Later in the day, the Cubs announced the rotation for the series, listing Kyle Hendricks as the Game 1 starter and Arrieta fourth in line. This series is unlikely to end in a sweep, but it’s telling that Chicago didn’t guarantee Arrieta, who was the team’s best pitcher for a large chunk of the second half, a start in the series.
Scherzer, meanwhile, has been the best pitcher in the NL this side of Clayton Kershaw essentially since the day he put on a Nationals uniform. This season was featured typical dominance as he went 16-6 with a 2.51 ERA and a career-high 12.02 K/9. He topped 200 innings for the fifth straight season, to boot. In his final start of the season, however, he left after four innings with what the Nationals described as a hamstring “tweak.”
Washington announced Wednesday it’s likely to start co-ace Stephen Strasburg in Game 1 on Friday night. As for Scherzer, he insisted he’ll pitch in the series, but it’s not clear in which game that will be.
— Eddie Matz (@ESPNeddiematz) October 3, 2017
Overall, there is plenty of uncertainty surrounding these two pitchers. Whomever is healthier could hold the key to a series victory for his team.
Is Bryce Harper 100 percent?
Less than a week after the Cubs and Nationals last met, Bryce Harper slipped on first base and suffered a bone bruise in his knee. The injury caused the 2015 NL MVP to miss the next 42 games and sent shockwaves through the Nationals lineup. Before Harper’s injury, Washington boasted baseball’s third-best OPS at .811. Over the next 42 games, the team’s OPS dropped to just .691, 28th in baseball during that span.
Harper returned to the Nationals’ lineup just a week ago, without embarking on a minor league rehab assignment. In five games since his return, he’s shown considerable rust, batting just .167/.250/.167 without an extra-base hit, albeit in a small sample size. The left-handed slugger’s 19 percent swinging-strike rate is most concerning. Especially since it’s up considerably from the 12 percent rate he managed before his injury.
It’s possible that the rust will have worn off for Harper by the time the series begins on Friday. If not, however, there will be a hole in Washington’s lineup that creates an even slimmer margin of error for the pitching staff.
Is Stephen Strasburg ready for his moment?
Strasburg has already had a successful career by most measures. He’s won 15 games three times and has a career ERA just over 3.00 . Plus, he has totaled almost 30 WAR before his 30th birthday. Still, there was always a little something missing. His FIP was consistently lower than his ERA, denoting a pitcher whose stuff and peripherals outpaced his overall results year in and year out. It was never clear why Strasburg’s uber-elite arsenal generated “only” great results.

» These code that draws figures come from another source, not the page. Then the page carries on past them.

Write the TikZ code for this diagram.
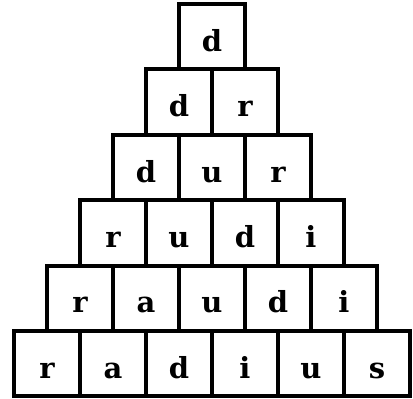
\documentclass[tikz,border=0pt]{standalone}
\usepackage{fontspec}
\setmainfont{DejaVu Serif}
\begin{document}
\begin{tikzpicture}[x=1pt,y=-1pt,
  cell/.style={draw=black, line width=4pt, rectangle, inner sep=0pt,
    minimum width=66pt, minimum height=65.4pt, text height=29pt, text depth=0pt,
    font=\fontsize{29}{29}\selectfont\bfseries}]
\fill[white] (0,0) rectangle (413,399);
\useasboundingbox (0,0) rectangle (413,399);
\foreach \letters [count=\r] in {{d},{d,r},{d,u,r},{r,u,d,i},{r,a,u,d,i},{r,a,d,i,u,s}} {
  \foreach \ch [count=\c] in \letters {
    \node[cell] (c\r-\c) at ({212-\r*33+(\c-0.5)*66}, {4+(\r-1)*65.4+32.7}) {\ch};
  }
}
\end{tikzpicture}
\end{document}
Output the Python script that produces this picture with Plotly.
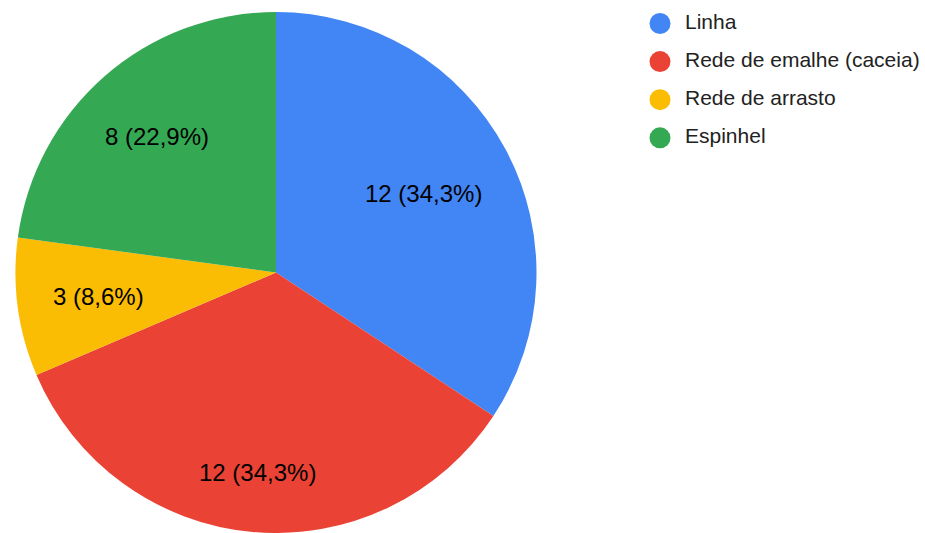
import math
import plotly.graph_objects as go

categories = ["Linha", "Rede de emalhe (caceia)", "Rede de arrasto", "Espinhel"]
counts = [12, 12, 3, 8]
colors = ["#4285F4", "#EA4335", "#FBBC04", "#34A853"]

W, H = 925, 533
FONT = "Liberation Sans, Arial, sans-serif"
LABEL_SIZE = 24
LEGEND_SIZE = 21

# pie geometry (pixels) derived from its domain
dom_x = [14 / W, 538 / W]
dom_y = [0, 1 - 12 / H]
pw = (dom_x[1] - dom_x[0]) * W
ph = (dom_y[1] - dom_y[0]) * H
r = min(pw, ph) / 2
cx = (dom_x[0] + dom_x[1]) / 2 * W
cy = (1 - (dom_y[0] + dom_y[1]) / 2) * H

fig = go.Figure()

fig.add_trace(go.Pie(
    labels=categories,
    values=counts,
    sort=False,
    direction="clockwise",
    rotation=0,
    marker=dict(colors=colors, line=dict(width=0)),
    textinfo="none",
    domain=dict(x=dom_x, y=dom_y),
    hoverinfo="skip",
    showlegend=False,
))

# slice labels, placed like Google Charts (along the mid angle)
ARIAL_W = {"0": .556, "1": .556, "2": .556, "3": .556, "4": .556, "5": .556, "6": .556,
           "7": .556, "8": .556, "9": .556, " ": .278, "(": .333, ")": .333, ",": .278, "%": .889}
total = sum(counts)
cum = 0
for v in counts:
    pct = v / total * 100
    txt = f"{v} ({pct:.1f}%)".replace(".", ",")
    mid = (cum + v / 2) / total * 2 * math.pi
    cum += v
    ux, uy = math.sin(mid), -math.cos(mid)
    tw = sum(ARIAL_W.get(ch, .556) for ch in txt) * LABEL_SIZE
    th = LABEL_SIZE * 0.96
    R = 0.865 * r
    c = (math.copysign(tw / 2, ux), math.copysign(th / 2, uy))
    uc = ux * c[0] + uy * c[1]
    d = -uc + math.sqrt(uc * uc - (c[0] ** 2 + c[1] ** 2) + R * R)
    px, py = cx + d * ux, cy + d * uy
    fig.add_annotation(
        x=px / W, y=1 - py / H, xref="paper", yref="paper",
        text=txt, showarrow=False, xanchor="center", yanchor="middle",
        font=dict(family=FONT, size=LABEL_SIZE, color="#000000"),
    )

# Legend drawn as a scatter (circle markers + labels)
idx = list(range(len(categories)))
fig.add_trace(go.Scatter(
    x=[0] * len(categories), y=idx, mode="markers",
    marker=dict(size=21, color=colors, line=dict(width=0)),
    hoverinfo="skip", showlegend=False, cliponaxis=False,
))
fig.add_trace(go.Scatter(
    x=[1] * len(categories), y=idx, mode="text", text=categories,
    textposition="middle right",
    textfont=dict(family=FONT, size=LEGEND_SIZE, color="#222222"),
    hoverinfo="skip", showlegend=False, cliponaxis=False,
))

fig.update_layout(
    width=W, height=H,
    margin=dict(l=0, r=0, t=0, b=0),
    paper_bgcolor="white", plot_bgcolor="rgba(0,0,0,0)",
    showlegend=False,
    xaxis=dict(domain=[0, 1], range=[-660 / 25, (W - 660) / 25], visible=False, fixedrange=True),
    yaxis=dict(domain=[0, 1], range=[(H - 23.5) / 38.1, -23.5 / 38.1], visible=False, fixedrange=True),
)

fig.write_html("out.html", config={"displayModeBar": False},
               post_script="document.body.style.margin='0px';")
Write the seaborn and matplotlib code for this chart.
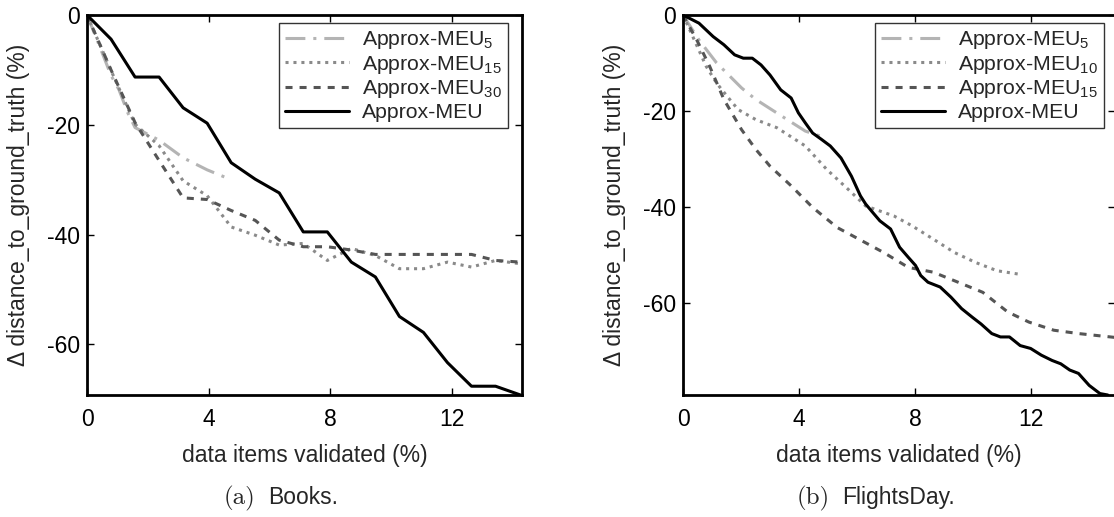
import matplotlib
matplotlib.use("Agg")
import matplotlib.pyplot as plt
import seaborn as sns
from matplotlib.offsetbox import TextArea, HPacker, AnnotationBbox

# ---- Books (a) ----
books_x = [0, 0.79, 1.58, 2.37, 3.16, 3.95, 4.74, 5.53, 6.32, 7.11, 7.9,
           8.69, 9.48, 10.27, 11.06, 11.85, 12.64, 13.43, 14.25]
books_meu = [0, -4.4, -11.3, -11.3, -16.9, -19.7, -26.9, -29.9, -32.4, -39.5, -39.5,
             -45.0, -47.7, -54.9, -57.8, -63.3, -67.6, -67.6, -69.2]
books_meu15 = [0, -10.1, -19.9, -23.8, -30.2, -32.9, -38.6, -40.1, -41.9, -41.6, -44.7,
               -42.5, -43.8, -46.2, -46.2, -45.0, -45.9, -44.7, -45.3]
books_meu30 = [0, -10.0, -19.6, -26.5, -33.3, -33.6, -35.6, -37.4, -41.0, -42.2, -42.2,
               -42.8, -43.6, -43.6, -43.6, -43.6, -43.6, -44.7, -45.0]
books_meu5_x = [0, 0.4, 0.79, 1.05, 1.34, 1.58, 2.37, 3.16, 3.95, 4.74]
books_meu5 = [0, -5.5, -11.0, -13.6, -17.8, -20.5, -22.8, -26.0, -28.2, -30.0]

# ---- FlightsDay (b) ----
fd_meu_x = [0, 0.55, 1.04, 1.41, 1.78, 2.08, 2.39, 2.69, 3.0, 3.37, 3.73, 3.98, 4.22,
            4.47, 4.77, 5.08, 5.45, 5.81, 6.12, 6.3, 6.55, 6.79, 7.16, 7.47, 7.77,
            8.02, 8.2, 8.45, 8.87, 9.24, 9.61, 9.98, 10.28, 10.65, 10.95, 11.26, 11.63,
            11.99, 12.36, 12.73, 13.03, 13.34, 13.64, 14.01, 14.38, 14.65]
fd_meu = [0, -1.7, -4.5, -6.2, -8.3, -9.0, -9.0, -10.4, -12.5, -15.6, -17.3, -20.4, -22.5,
          -24.6, -25.9, -27.3, -29.8, -33.6, -37.7, -39.4, -41.2, -42.9, -44.6, -48.4, -50.5,
          -52.2, -54.3, -55.7, -56.7, -58.8, -61.2, -63.0, -64.4, -66.4, -67.1, -67.1, -68.9,
          -69.5, -70.9, -72.0, -72.7, -74.0, -74.7, -77.2, -78.9, -79.2]
fd_meu5_x = [0, 0.55, 1.16, 2.02, 2.51, 3.49, 4.22, 4.77]
fd_meu5 = [0, -5.2, -10.0, -15.2, -17.6, -21.4, -24.2, -25.3]
fd_meu10_x = [0, 0.45, 0.8, 1.16, 1.53, 1.9, 2.51, 3.24, 4.22, 4.96, 5.69, 6.3, 7.28,
              7.89, 8.63, 9.36, 10.1, 10.83, 11.57]
fd_meu10 = [0, -6.0, -10.7, -14.2, -17.0, -19.7, -21.8, -23.5, -27.3, -32.2, -36.3, -39.8,
            -41.9, -43.9, -46.7, -49.5, -51.6, -53.3, -54.0]
fd_meu15_x = [0, 0.5, 0.92, 1.41, 2.02, 2.51, 3.0, 3.73, 4.47, 5.32, 6.06, 6.92, 7.77,
              8.63, 9.49, 10.34, 11.2, 11.93, 12.79, 13.65, 14.9]
fd_meu15 = [0, -5.5, -10.7, -17.6, -23.9, -28.0, -31.5, -35.6, -40.1, -44.3, -46.7, -49.5,
            -52.6, -53.6, -55.7, -57.8, -61.9, -64.0, -65.7, -66.4, -67.2]

LW = 2.2
STYLE_MEU5 = dict(color="#b4b4b4", linestyle=(0, (6.5, 2.6, 1.0, 2.6)))
STYLE_DOT = dict(color="#8a8a8a", linestyle=(0, (1.0, 1.6)))
STYLE_DASH = dict(color="#555555", linestyle=(0, (2.3, 2.3)))
STYLE_MEU = dict(color="black", linestyle="-")

sns.set_theme(style="ticks")
plt.rcParams["font.family"] = ["Liberation Sans", "DejaVu Sans"]
plt.rcParams["mathtext.fontset"] = "custom"
plt.rcParams["mathtext.rm"] = "Liberation Sans"
plt.rcParams["mathtext.it"] = "Liberation Sans"
plt.rcParams["mathtext.default"] = "regular"
plt.rcParams["axes.unicode_minus"] = False

FS = 16.5

fig = plt.figure(figsize=(11.14, 5.17), dpi=100)
ax1 = fig.add_axes([87 / 1114, 122 / 517, 435 / 1114, 380 / 517])
ax2 = fig.add_axes([683 / 1114, 122 / 517, 432 / 1114, 380 / 517])


def draw(ax, x, y, style, label):
    sns.lineplot(x=x, y=y, ax=ax, lw=LW, label=label, **style)


draw(ax1, books_meu5_x, books_meu5, STYLE_MEU5, r"Approx-MEU$_{5}$")
draw(ax1, books_x, books_meu15, STYLE_DOT, r"Approx-MEU$_{15}$")
draw(ax1, books_x, books_meu30, STYLE_DASH, r"Approx-MEU$_{30}$")
draw(ax1, books_x, books_meu, STYLE_MEU, "Approx-MEU")

draw(ax2, fd_meu5_x, fd_meu5, STYLE_MEU5, r"Approx-MEU$_{5}$")
draw(ax2, fd_meu10_x, fd_meu10, STYLE_DOT, r"Approx-MEU$_{10}$")
draw(ax2, fd_meu15_x, fd_meu15, STYLE_DASH, r"Approx-MEU$_{15}$")
draw(ax2, fd_meu_x, fd_meu, STYLE_MEU, "Approx-MEU")

for ax, xmax, ymin, leg_x in [(ax1, 14.3, -69.2, 0.968), (ax2, 14.9, -79.2, 0.9745)]:
    ax.set_xlim(0, xmax)
    ax.set_ylim(ymin, 0)
    ax.set_xticks([0, 4, 8, 12])
    ax.set_yticks([0, -20, -40, -60])
    ax.set_xticklabels(["0", "4", "8", "12"])
    ax.set_yticklabels(["0", "-20", "-40", "-60"])
    ax.tick_params(direction="in", top=True, right=True, length=5, width=1,
                   colors="black", labelsize=FS)
    ax.tick_params(axis="x", pad=9)
    ax.tick_params(axis="y", pad=5)
    for sp in ax.spines.values():
        sp.set_visible(True)
        sp.set_linewidth(2.0)
        sp.set_color("black")
    ax.set_xlabel("data items validated (%)", fontsize=FS)
    ax.set_ylabel("Δ distance_to_ground_truth (%)", fontsize=FS)
    ax.xaxis.set_label_coords(0.5, -0.13)
    ax.yaxis.set_label_coords(-0.131, 0.5)
    leg = ax.legend(loc="upper right", bbox_to_anchor=(leg_x, 0.979), borderaxespad=0,
                    fontsize=15.3, handlelength=3.0, handletextpad=0.6, borderpad=0.3,
                    labelspacing=0.12, fancybox=False, frameon=True)
    leg.get_frame().set_edgecolor("black")
    leg.get_frame().set_linewidth(1.0)


def caption(xc, tag, name):
    box = HPacker(children=[TextArea(tag, textprops=dict(family="cmr10", size=18)),
                            TextArea(name, textprops=dict(size=FS))],
                  align="baseline", pad=0, sep=9)
    ab = AnnotationBbox(box, (xc, 0.0368), xycoords="figure fraction", frameon=False,
                        box_alignment=(0.5, 0.5))
    fig.add_artist(ab)


caption(281 / 1114, "(a)", "Books.")
caption(876 / 1114, "(b)", "FlightsDay.")

fig.savefig("out.png", dpi=100)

This season, has been different. The flame-throwing right-hander has been excellent all season and one of the best pitchers in baseball–possibly second only to Corey Kluber–since returning from a nerve injury in mid-August. In eight starts since Aug. 19, Strasburg has gone 5-1 with a microscopic 0.84 ERA, while averaging closer to seven innings per start than six. The biggest reason for his success has been an ability to keep the ball in the park. In 53.1 innings over that eight start stretch, Strasburg has allowed only one home run.
The Nationals’ Game 1 starter will be tested against a Cubs team that boasts six 20-homer players. For all his regular-season success, Strasburg has virtually no track record in the playoffs. He’s made only one career Postseason start, throwing five innings and taking a loss in the 2014 NLDS against San Francisco. He’ll take the mound with something to prove on Friday.
This is likely the most intriguing of the four division series match-ups. The Nationals had the better record, but Chicago was one of the hottest teams in baseball in August and September. The Cubs have proven their mettle in the playoffs over the last two years. The Nationals have flamed out in the NLDS in 2012, 2014, and 2016. Both teams are loaded with young talent, including the 2015 and 2016 NL MVPs, who happen to be childhood friends.
In the end, this series will likely come down to the Nationals’ ability to get into the Cubs bullpen, and, by contrast, how well the Cubs bridge the gap between their starting pitchers and closer Wade Davis. Outside of Brian Duensing, nearly every Cub reliever has struggled at one time or another this season and it’s difficult to know who will be trustworthy. Davis’ innings will likely increase, but it’s unclear whether he can handle the immense workload that Aroldis Chapman shouldered a season ago. I’m betting the Cubs blow a late lead in at least one game.